12. The method of claim 9, wherein the training of the parameter of the characterization layer comprises:
training the parameter of the characterization layer using one or more data sets of Pick-a-Pic, Human Preference Score, ImageReward, and CLIP-Aesthetics.
13. The method of claim 9, wherein the training of the parameter of the characterization layer comprises any one or any combination of any two or more of:
training the parameter of the characterization layer to maximize a score of a brightness property for an output of the image generative model;
training the parameter of the characterization layer to maximize a score of a saturation property for the output of the image generative model;
training the parameter of the characterization layer to maximize a score of a contrast property for the output of the image generative model; and
training the parameter of the characterization layer to maximize a score of an edge sharpness property for the output of the image generative model.
14. A non-transitory computer-readable storage medium storing code that, when executed by one or more processors, configures the one or more processors to perform the method of claim 1.
15. A device comprising:
one or more processors configured to:
obtain a preference vector of a user based on a plurality of properties predetermined for personalized image generation;
generate a personalized image for the user based on the preference vector and a connection relationship between an image generative model and a plurality of characterization layers corresponding to the plurality of properties; and
output the personalized image in response to an image generation command.

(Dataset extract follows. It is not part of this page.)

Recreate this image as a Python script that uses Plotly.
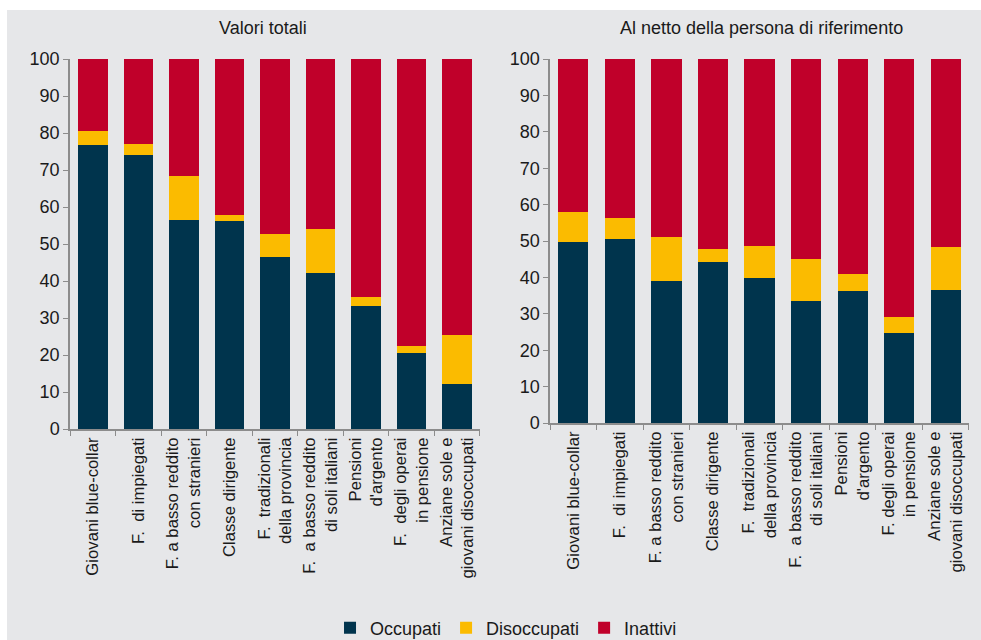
import plotly.graph_objects as go

NB = "\u00a0"
labels_left = [
    "Giovani blue-collar",
    "F." + NB * 2 + "di impiegati",
    "F. a basso reddito<br>con stranieri",
    "Classe dirigente",
    "F." + NB * 2 + "tradizionali<br>della provincia",
    "F." + NB * 2 + "a basso reddito<br>di soli italiani",
    "Pensioni<br>d'argento",
    "F." + NB * 2 + "degli operai<br>in pensione",
    "Anziane sole e<br>giovani disoccupati",
]
labels_right = [
    "Giovani blue-collar",
    "F." + NB * 2 + "di impiegati",
    "F. a basso reddito<br>con stranieri",
    "Classe dirigente",
    "F." + NB * 2 + "tradizionali<br>della provincia",
    "F." + NB * 2 + "a basso reddito<br>di soli italiani",
    "Pensioni<br>d'argento",
    "F. degli operai<br>in pensione",
    "Anziane sole e<br>giovani disoccupati",
]

# Valori totali
occ_tot = [76.7, 74.1, 56.5, 56.1, 46.4, 42.2, 33.2, 20.5, 12.2]
dis_tot = [3.9, 3.0, 12.0, 1.8, 6.4, 11.9, 2.6, 1.8, 13.1]
# Al netto della persona di riferimento
occ_net = [49.7, 50.6, 38.9, 44.2, 39.9, 33.5, 36.2, 24.8, 36.6]
dis_net = [8.3, 5.8, 12.2, 3.6, 8.7, 11.6, 4.8, 4.3, 11.7]

ina_tot = [round(100 - o - d, 1) for o, d in zip(occ_tot, dis_tot)]
ina_net = [round(100 - o - d, 1) for o, d in zip(occ_net, dis_net)]

colors = {"Occupati": "#00344d", "Disoccupati": "#fbbb00", "Inattivi": "#c0002a"}
font = "Liberation Sans, Arial, sans-serif"

fig = go.Figure()
for name, vals_l, vals_r in [
    ("Occupati", occ_tot, occ_net),
    ("Disoccupati", dis_tot, dis_net),
    ("Inattivi", ina_tot, ina_net),
]:
    fig.add_trace(go.Bar(name=name, x=labels_left, y=vals_l, marker_color=colors[name],
                         marker_line_width=0, xaxis="x", yaxis="y", legendgroup=name))
    fig.add_trace(go.Bar(name=name, x=labels_right, y=vals_r, marker_color=colors[name],
                         marker_line_width=0, xaxis="x2", yaxis="y2", legendgroup=name,
                         showlegend=False))

axis_common = dict(showline=True, linecolor="#8c8c8c", linewidth=1.5, ticks="outside",
                   tickcolor="#8c8c8c", ticklen=5, showgrid=False, zeroline=False)
xaxis_common = dict(axis_common, tickangle=-90, tickson="boundaries",
                    tickfont=dict(size=16.7, color="#1a1a1a", family=font))
yaxis_common = dict(axis_common, range=[0, 100], dtick=10,
                    tickfont=dict(size=18, color="#1a1a1a", family=font))

fig.update_layout(
    width=984, height=640,
    barmode="stack", bargap=0.35,
    paper_bgcolor="#e6e7e9", plot_bgcolor="rgba(0,0,0,0)",
    margin=dict(l=63, r=22, t=49, b=221),
    font=dict(family=font, color="#1a1a1a"),
    xaxis=dict(xaxis_common, domain=[0, 0.456], anchor="y"),
    yaxis=dict(yaxis_common, domain=[0, 1], anchor="x"),
    xaxis2=dict(xaxis_common, domain=[0.534, 1], anchor="y2"),
    yaxis2=dict(yaxis_common, domain=[0.016, 1], anchor="x2"),
    legend=dict(orientation="h", xref="paper", x=0.485, xanchor="center",
                yref="container", y=(640 - 618) / 640, yanchor="middle",
                font=dict(size=18, family=font), traceorder="normal",
                itemwidth=30, bgcolor="rgba(0,0,0,0)"),
    annotations=[
        dict(text="Valori totali", xref="paper", yref="paper", x=0.2147, y=1.084,
             xanchor="center", yanchor="middle", showarrow=False,
             font=dict(size=18, family=font)),
        dict(text="Al netto della persona di riferimento", xref="paper", yref="paper",
             x=0.7697, y=1.084, xanchor="center", yanchor="middle", showarrow=False,
             font=dict(size=18, family=font)),
    ],
)

# keep the page exactly the size of the window (no scrollbars)
fig.write_html("out.html",
               post_script="document.body.style.margin='10px 0 0 7px';"
                           "document.body.style.overflow='hidden';")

16. The device of claim 15, wherein the one or more processors are further configured to:
applying input data applied to a first layer comprised in the image generative model to a first characterization layer connected to the first layer in parallel, according to the connection relationship;
determining a weight of the first characterization layer according to the preference vector; and
aggregating an output of the first layer and an output of the first characterization layer based on the weight and transmitting an aggregated output to a next layer.
17. The device of claim 16, wherein the one or more processors are further configured to:
apply the input data applied to the first layer comprised in the image generative model to a second characterization layer connected to the first layer in parallel, according to the connection relationship;
determine a weight of the second characterization layer according to the preference vector; and
aggregate an output of the first layer and an output of the second characterization layer based on the weight and transmit an aggregated output to the next layer.
18. The device of claim 15, wherein the plurality of characterization layers comprises any one or any combination of any two or more of:
a layer trained to maximize a score of a brightness property for an output of the image generative model for an arbitrary text input;
a layer trained to maximize a score of a saturation property for the output of the image generative model for the arbitrary text input;
a layer trained to maximize a score of a contrast property for the output of the image generative model for the arbitrary text input; or
a layer trained to maximize a score of an edge sharpness property for the output of the image generative model for the arbitrary text input.
19. The device of claim 15, wherein the one or more processors are further configured to:
receive the image generation command that is input via text or voice.
20. The device of claim 15, wherein the one or more processors are further configured to set the preference vector by phases by repeating:
providing the user with a plurality of images generated with different weights with respect to the plurality of characterization layers; and
causing the user to select one from the plurality of images.